I would say, "A day _off work_", with "off" as a preposition, or "a _day off_ from work", with "day off" as a single concept. No difference in meaning.

In BrE, "off of" is quite common, but not considered correct. I don't know whether the Americans consider it correct or just informal.


----------



## macforever

_Il mio giorno di riposo (dal lavoro) e' il martedì_.  Si può dire in tutti questi modi?

I have the day off on Tuesday.
Tuesday is my day off.
Tuesday I have my day off.


----------



## london calling

macforever said:


> Tuesday is my day off.


----------



## macforever

Grazie London Calling.
Comunque, se segni  come corretta una frase (e non le altre), cosa vuol dire? Che le altre due sono sbagliate?


----------



## london calling

La prima, per intendere quello che intendi tu, si dovrebbe riscrivere:

_I have my day off on Tuesday(s)._

La terza:

_On Tuesday(s) I have my day off._


----------



## macforever

Perfetto. Adesso e' tutto chiaro.
Grazie.


----------



## rrose17

I agree with LC but just to add that you could also say "I have Tuesdays off."


----------



## danalto

london calling said:


> La prima, per intendere quello che intendi tu, si dovrebbe riscrivere:
> 
> _I have my day off on Tuesday(s)._
> 
> La terza:
> 
> _On Tuesday(s) I have my day off._


Hi, Jo!
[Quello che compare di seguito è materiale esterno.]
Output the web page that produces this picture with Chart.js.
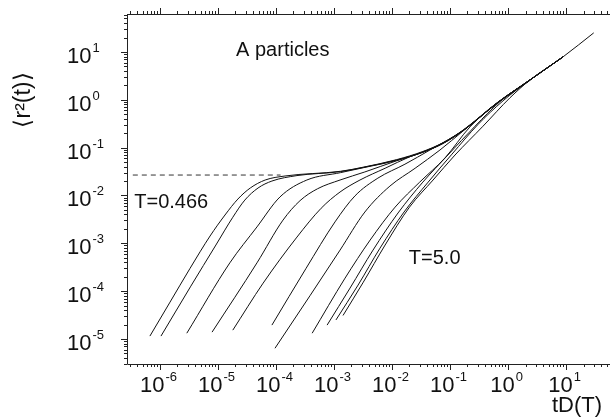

Io avrei scritto sicuramente Tuesdays, ma la regola non la ricordo! Ora tu mi metti in crisi, con quella *s* fra parentesi!


----------



## macforever

Quella_ s_ e' facoltativa. Nel mio caso vuol dire che ogni martedì sono di riposo. Non mi cambiano il giorno di riposo ogni settimana: resta sempre quello.


----------



## MR1492

macforever said:


> _Il mio giorno di riposo (dal lavoro) e' il martedì_.  Si può dire in tutti questi modi?
> 
> I have the day off on Tuesday.
> Tuesday is my day off.
> Tuesday I have my day off.



Hello mac,

I have heard all three in colloquial conversations so if you used any of them, you would be understood.  Like LC, I personally would use "Tuesday is my day off," but it's basically a personal preference.

Regarding the discussion of whether to use the singular or plural, I use the plural to speak generally (Q:  Can you go to the movies during the week?  A:  Sure.  Tuesdays are my day off so that would do.) or singular for a specific day (Q:  Can you go the movies this week? A: Sure.  Tuesday is my day off so that will do.)

Phil


----------



## danalto

macforever said:


> Quella_ s_ e' facoltativa. Nel mio caso vuol dire che ogni martedì sono di riposo. Non mi cambiano il giorno di riposo ogni settimana: resta sempre quello.


Ah, grazie, mac! Pensavo fosse una regola...


----------